The puckishly witty repertoire and eternally hip demeanor of jazz vocal veteran Bob Dorough has found fine expression on his second Blue Note set, Too Much Coffee Man. And as befits a man whose career is not without its eccentric flourishes, his album's four-word title is less a complaint and more an over-caffeinated superhero. (Pictured on the cover and elsewhere in the album booklet, TMCM is the protagonist in a comic book series by Shannon Wheeler.) Musically, what Dorough brews up is a delicious blend of original tunes and well-chosen covers, with instrumentation that ranges from self-accompanied piano to an eight-piece band.

Dorough kicks of the proceedings with a joyous delivery of the clever lyric of Frank Sinatra chestnut "The Coffee Song (They've Got A Lot Of Coffee In Brazil)," set to a tumbling, rhumba-ling rhythm, with wild, wired alto improvisations from Phil Woods. A back-country ease and poignancy suffuses "Oklahoma Toad," an anthropomorphic Dave Frishberg tune with a heartbreaking, emphatic hook.

Dorough revives two classic from his 1960s output: the delightfully beaming "I've Got Just About Everything," in an uptempo take with fleet-footed solos by Woods and guitarist Joe Cohn; and the rhapsodic "Love (Webster's Definition)," that sets the dictionary entry to a smooth, sambafied beat.

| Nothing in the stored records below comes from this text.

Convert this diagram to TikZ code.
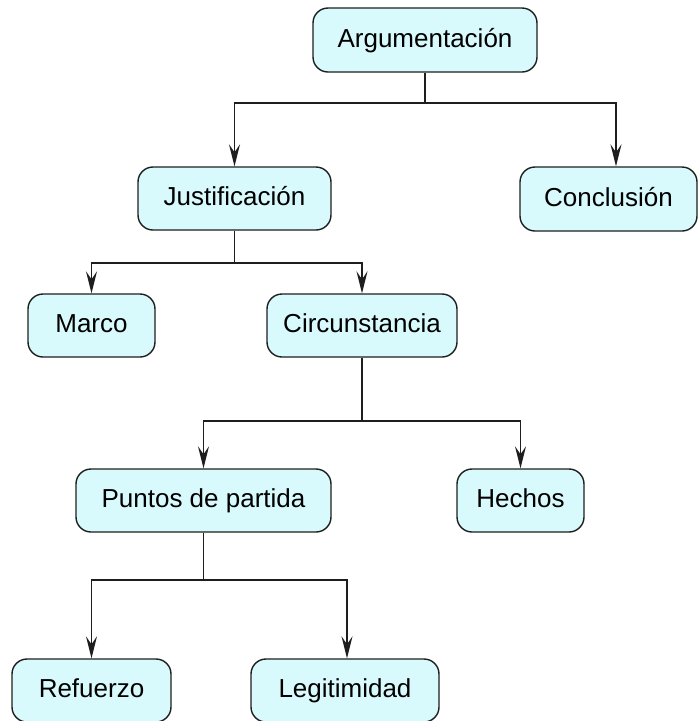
\documentclass[tikz,border=0pt]{standalone}
\usepackage{fontspec}
\setmainfont{Liberation Sans}
\usetikzlibrary{arrows.meta}
\definecolor{boxfill}{RGB}{217,250,252}
\definecolor{edge}{RGB}{30,30,30}
\begin{document}
\begin{tikzpicture}[x=1pt,y=-1pt,
  box/.style={draw=edge, line width=1.4pt, fill=boxfill, rounded corners=15pt,
    inner sep=0pt, minimum height=63pt, text height=19pt, text depth=5pt,
    font=\fontsize{26}{30}\selectfont},
  conn/.style={line width=1.4pt, draw=edge},
  arr/.style={conn, -{Stealth[length=22pt,width=11pt,inset=8pt]}}]
\useasboundingbox (0,0) rectangle (699,721);

\node[box, minimum width=224pt, minimum height=64pt] (arg) at (425,40) {Argumentación};
\node[box, minimum width=193pt] (just) at (234.5,198.5) {Justificación};
\node[box, minimum width=177pt, minimum height=64pt] (conc) at (608.5,199) {Conclusión};
\node[box, minimum width=127pt] (marco) at (91.5,325.5) {Marco};
\node[box, minimum width=190pt] (circ) at (362,325.5) {Circunstancia};
\node[box, minimum width=255pt] (punt) at (203.5,500.5) {Puntos de partida};
\node[box, minimum width=127pt] (hech) at (520.5,500.5) {Hechos};
\node[box, minimum width=159pt] (refu) at (91.5,690.5) {Refuerzo};
\node[box, minimum width=188pt] (legi) at (345,690.5) {Legitimidad};

\coordinate (j1) at (425,103);
\coordinate (j2) at (234.5,263);
\coordinate (j3) at (362,421);
\coordinate (j4) at (203.5,580);

\draw[conn] (arg.south) -- (j1);
\draw[arr] (j1) -| (just.north);
\draw[arr] (j1) -| ([xshift=7.5pt]conc.north);

\draw[conn] (just.south) -- (j2);
\draw[arr] (j2) -| (marco.north);
\draw[arr] (j2) -| (circ.north);

\draw[conn] (circ.south) -- (j3);
\draw[arr] (j3) -| (punt.north);
\draw[arr] (j3) -| (hech.north);

\draw[conn] (punt.south) -- (j4);
\draw[arr] (j4) -| (refu.north);
\draw[arr] (j4) -| ([xshift=2pt]legi.north);
\end{tikzpicture}
\end{document}
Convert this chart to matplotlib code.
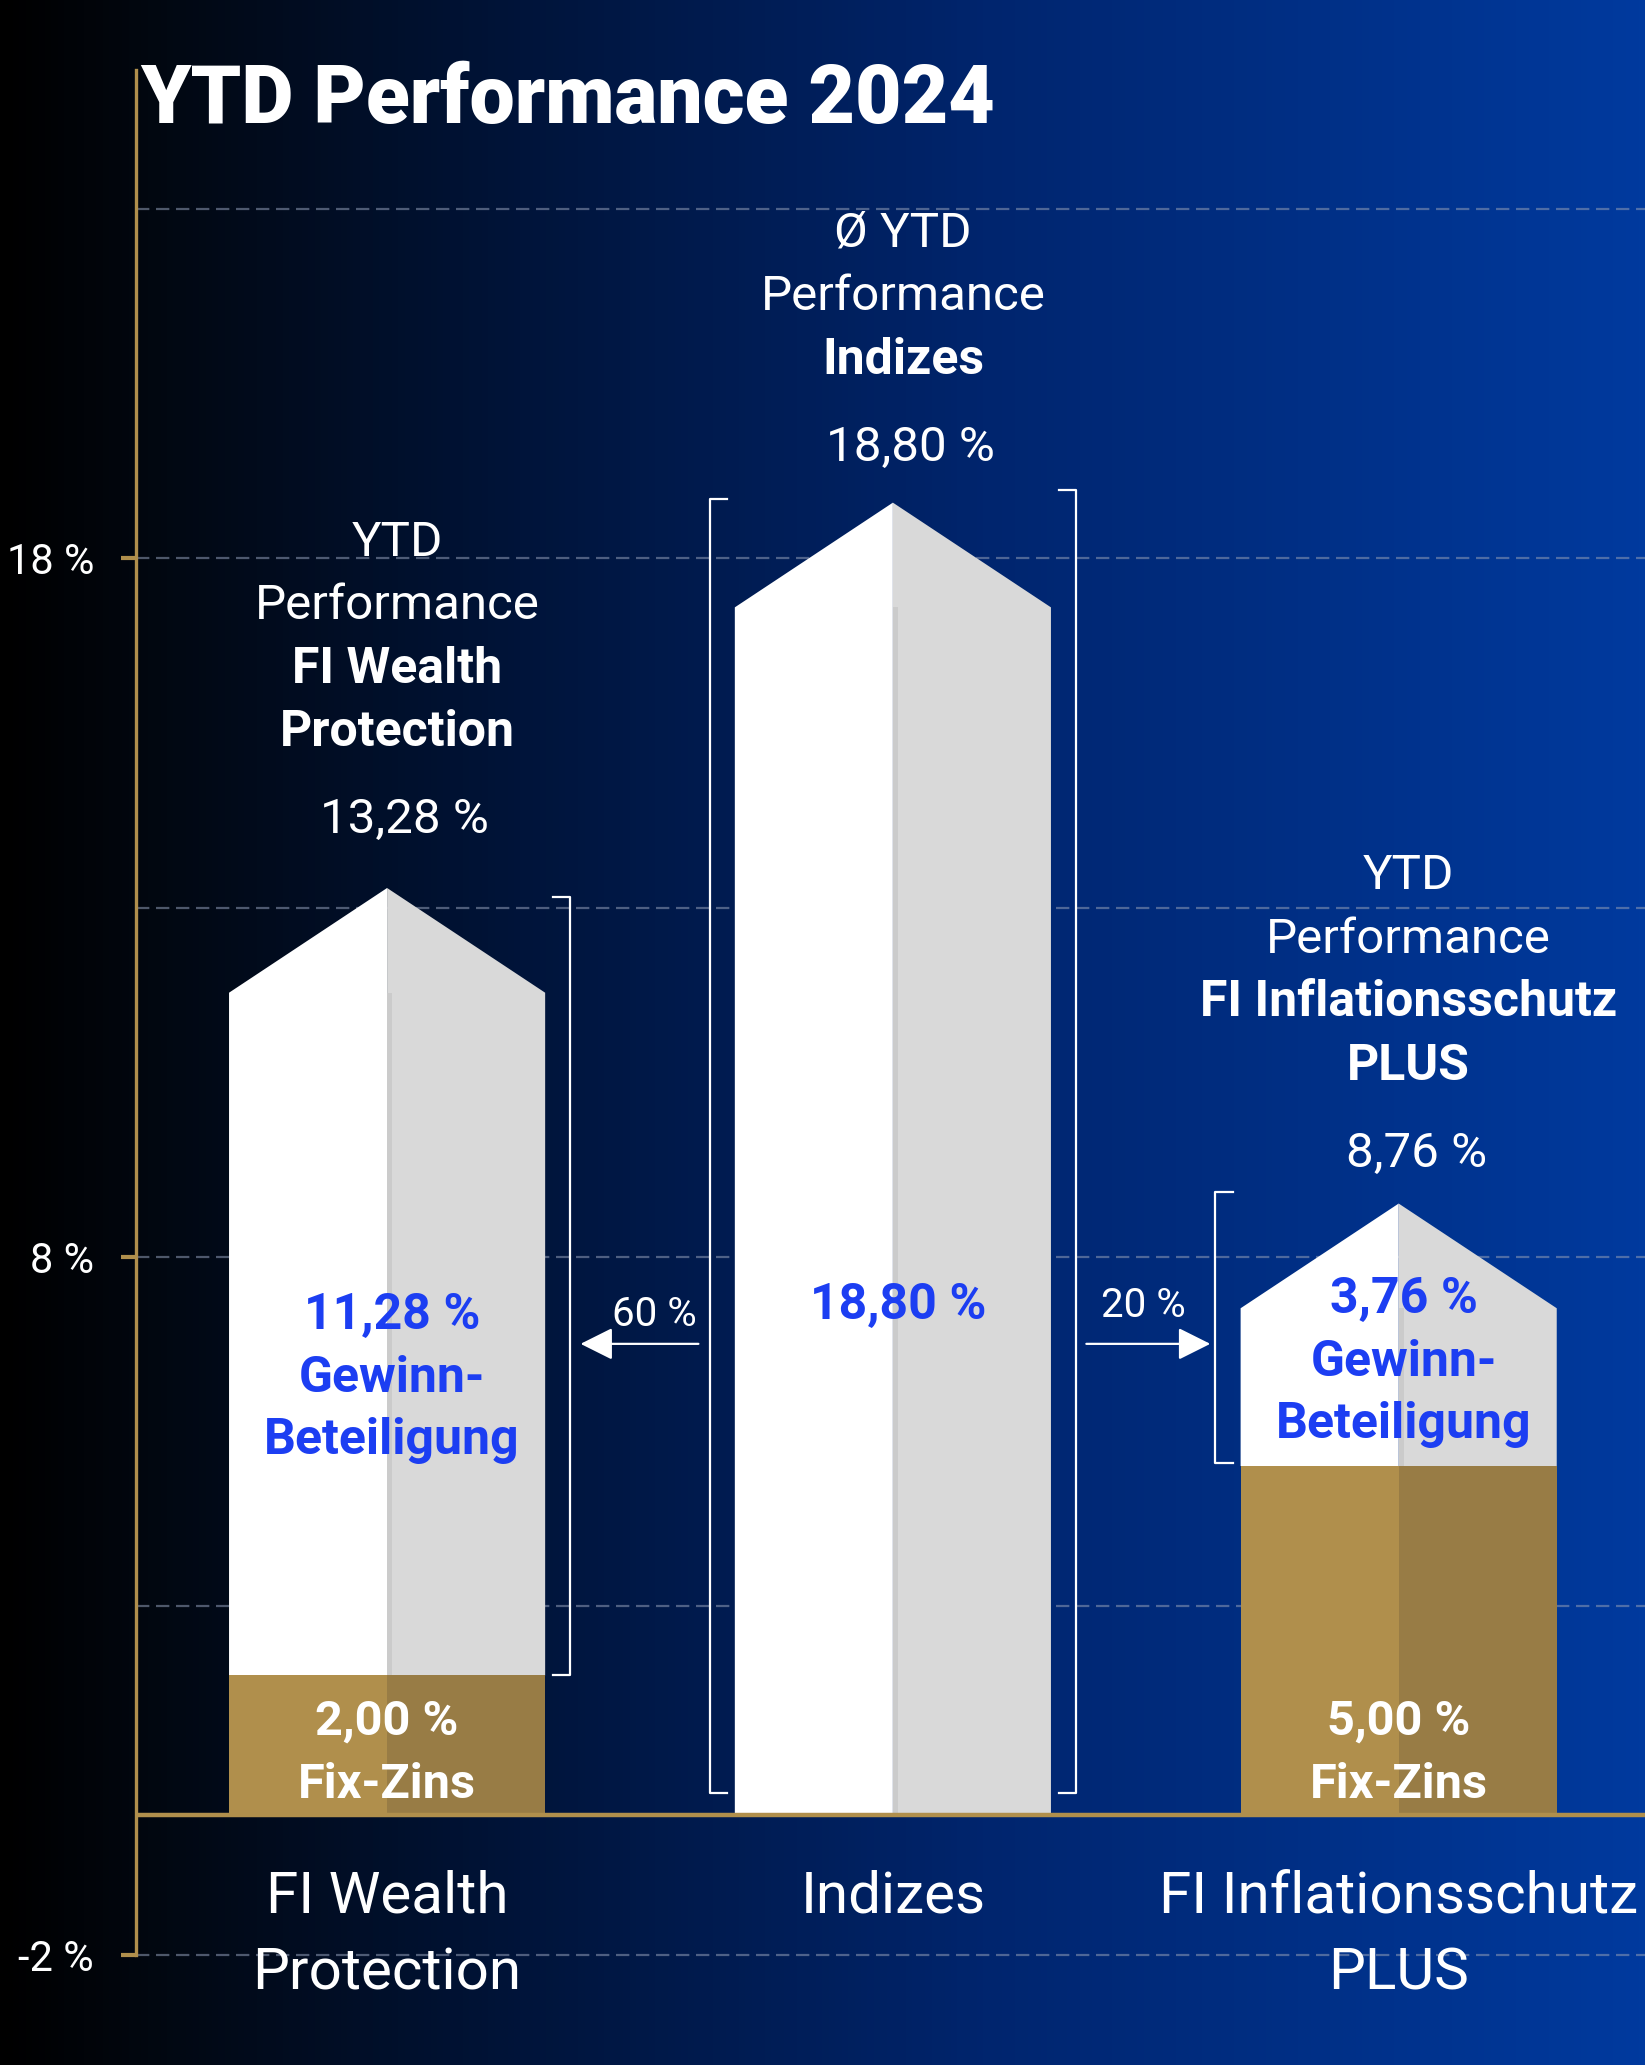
import numpy as np
import matplotlib.pyplot as plt
from matplotlib.colors import LinearSegmentedColormap
from matplotlib.patches import FancyArrowPatch

plt.rcParams['font.family'] = ['Roboto', 'DejaVu Sans']

# data
categories = ['FI Wealth\nProtection', 'Indizes', 'FI Inflationsschutz\nPLUS']
total_ytd = [13.28, 18.80, 8.76]
fix_zins = [2.00, 0.00, 5.00]
gewinn = [11.28, 18.80, 3.76]
header_lines = [['YTD', 'Performance', 'FI Wealth', 'Protection'],
                ['Ø YTD', 'Performance', 'Indizes'],
                ['YTD', 'Performance', 'FI Inflationsschutz', 'PLUS']]
header_bold = [[False, False, True, True],
               [False, False, True],
               [False, False, True, True]]
share_labels = ['60 %', '20 %']
y_ticks = [18, 8, -2]
y_ticklabels = ['18 %', '8 %', '-2 %']
grid_levels = [23, 18, 13, 8, 3, -2]

GOLD = '#b08f4c'
GOLD_DARK = '#987c45'
BLUE = '#1c3ef2'
GREY = '#d9d9d9'

# label placement tweaks (per bar)
value_gap = [0.97, 0.78, 0.71]
inner_start = [7.15, 7.3, 7.38]


def pct(v):
    return f"{v:.2f}".replace('.', ',') + ' %'


fig = plt.figure(figsize=(16.45, 20.65), dpi=100)

# background gradient
bg = fig.add_axes([0, 0, 1, 1], zorder=0)
cmap = LinearSegmentedColormap.from_list(
    'bg', [(0, '#000000'), (0.1, '#020812'), (0.35, '#001640'),
           (0.6, '#00256e'), (1.0, '#003a9e')])
bg.imshow(np.linspace(0, 1, 512)[None, :], aspect='auto', cmap=cmap,
          extent=[0, 1, 0, 1])
bg.axis('off')

ax = fig.add_axes([0.0825, 0, 0.9175, 1], zorder=1)
ax.patch.set_alpha(0)
ax.set_xlim(-0.497, 2.487)
ax.set_ylim(-3.58, 26.0)

for s in ['top', 'right', 'bottom']:
    ax.spines[s].set_visible(False)
ax.spines['left'].set_color(GOLD)
ax.spines['left'].set_linewidth(2.4)
ax.spines['left'].set_bounds(-2, 25)
ax.set_xticks([])
ax.set_yticks(y_ticks)
ax.set_yticklabels(y_ticklabels)
ax.tick_params(axis='y', colors=GOLD, length=11, width=3, pad=19,
               labelcolor='white', labelsize=30)

for g in grid_levels:
    ax.axhline(g, color='#8f9bb5', alpha=0.55, lw=1.6, ls=(0, (6, 3)), zorder=1)

w = 0.625
tip = 1.5
x = np.arange(len(categories))

for i, c in enumerate(x):
    top = total_ytd[i]
    fz = fix_zins[i]
    sh = top - tip
    ax.fill([c - w / 2, c, c, c - w / 2], [fz, fz, top, sh], color='white', zorder=3, lw=0)
    ax.fill([c, c + w / 2, c + w / 2, c], [fz, fz, sh, top], color=GREY, zorder=3, lw=0)
    ax.fill_between([c, c + 0.01], fz, sh, color='#cbcbcb', zorder=3.5, lw=0)
    if fz > 0:
        ax.bar(c - w / 4, fz, width=w / 2, color=GOLD, zorder=3, lw=0)
        ax.bar(c + w / 4, fz, width=w / 2, color=GOLD_DARK, zorder=3, lw=0)
        ax.text(c, 1.34, pct(fz), ha='center', va='center', color='white',
                fontsize=35, fontweight='bold', zorder=5)
        ax.text(c, 0.43, 'Fix-Zins', ha='center', va='center', color='white',
                fontsize=35, fontweight='bold', zorder=5)

    # headline above bar
    val_y = top + value_gap[i]
    ax.text(c + 0.035, val_y, pct(top), ha='center', va='center',
            color='white', fontsize=35.5, zorder=5)
    lines = header_lines[i]
    for k, (t, b) in enumerate(zip(lines[::-1], header_bold[i][::-1])):
        ax.text(c + 0.02, val_y + 1.26 + k * 0.905, t, ha='center', va='center',
                color='white', fontsize=36 if b else 35.5,
                fontweight='bold' if b else 'normal', zorder=5)

    # blue labels inside bar
    inner = [pct(gewinn[i])]
    if fz > 0:
        inner += ['Gewinn-', 'Beteiligung']
    for k, t in enumerate(inner):
        ax.text(c + 0.01, inner_start[i] - k * 0.89, t, ha='center', va='center',
                color=BLUE, fontsize=36, fontweight='bold', zorder=5)

    # category label
    ax.text(c, -0.78, categories[i], ha='center', va='top', color='white',
            fontsize=42, linespacing=1.5, zorder=5)

ax.axhline(0, xmin=0, xmax=1, color=GOLD, lw=3.2, zorder=4)


def bracket(xb, y0, y1, side):
    hook = 0.035 * side
    ax.plot([xb + hook, xb, xb, xb + hook], [y1, y1, y0, y0],
            color='white', lw=1.6, zorder=4, solid_joinstyle='round')


gap = 0.05
b1r = x[0] + w / 2 + gap
b2l = x[1] - w / 2 - gap
b2r = x[1] + w / 2 + gap
b3l = x[2] - w / 2 - gap
bracket(b1r, fix_zins[0], total_ytd[0] - 0.13, -1)
bracket(b2l, 0.32, total_ytd[1] + 0.05, 1)
bracket(b2r, 0.32, total_ytd[1] + 0.18, -1)
bracket(b3l, fix_zins[2] + 0.04, total_ytd[2] + 0.16, 1)

arrow_y = 6.75
for (x0, x1), lab, ly, dx in zip([(b2l - 0.022, b1r + 0.02), (b2r + 0.02, b3l - 0.01)],
                                 share_labels, [7.17, 7.3], [0.03, -0.01]):
    ax.add_patch(FancyArrowPatch((x0, arrow_y), (x1, arrow_y),
                                 arrowstyle='-|>,head_length=1.0,head_width=0.5',
                                 mutation_scale=20, color='white', lw=1.6,
                                 shrinkA=0, shrinkB=0, zorder=4))
    ax.text((x0 + x1) / 2 + dx, ly, lab,
            ha='center', va='center', color='white', fontsize=29, zorder=5)

fig.text(0.0855, 0.951, 'YTD Performance 2024', ha='left', va='center',
         color='white', fontsize=58, fontweight='heavy')

fig.savefig('out.png', dpi=100)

Among his more recently composed themes is "There's Never Been A Day," the wistfully lazy groove of which ambles onward as his vocals follow their own idiosyncratic, almost conversational meter. A romantically exotic, descending progression frames "Marilyn, Queen Of Lies," the tale of a wicked woman; and Dorough's solo piano accompaniment intensifies the regretful, bittersweet emotion of "Yesterday, I Made You Breakfast."

Title track "Too Much Coffee Man" is a funky narrative about the cartoon character, but is also dedicated to Dorough's java-loving longtime friend and bassist-accompanist Bill Takas, who died in 1998. And Dorough closes out the show gloriously with "Late In The Century," a starry-eyed waltz that reveals the idealist beneath the seen-it-all hipster, surrounded by a trio of lively backup singers. This final benediction may be shrugged of as the reverie of an unreconstructed jazz hippie, but the purity and sincerity of his sentiments can't be smirked away.

For those familiar with his uniquely swinging songcraft, or those just discovering it, Bob Dorough's Too Much Coffee Man is grounds for celebration.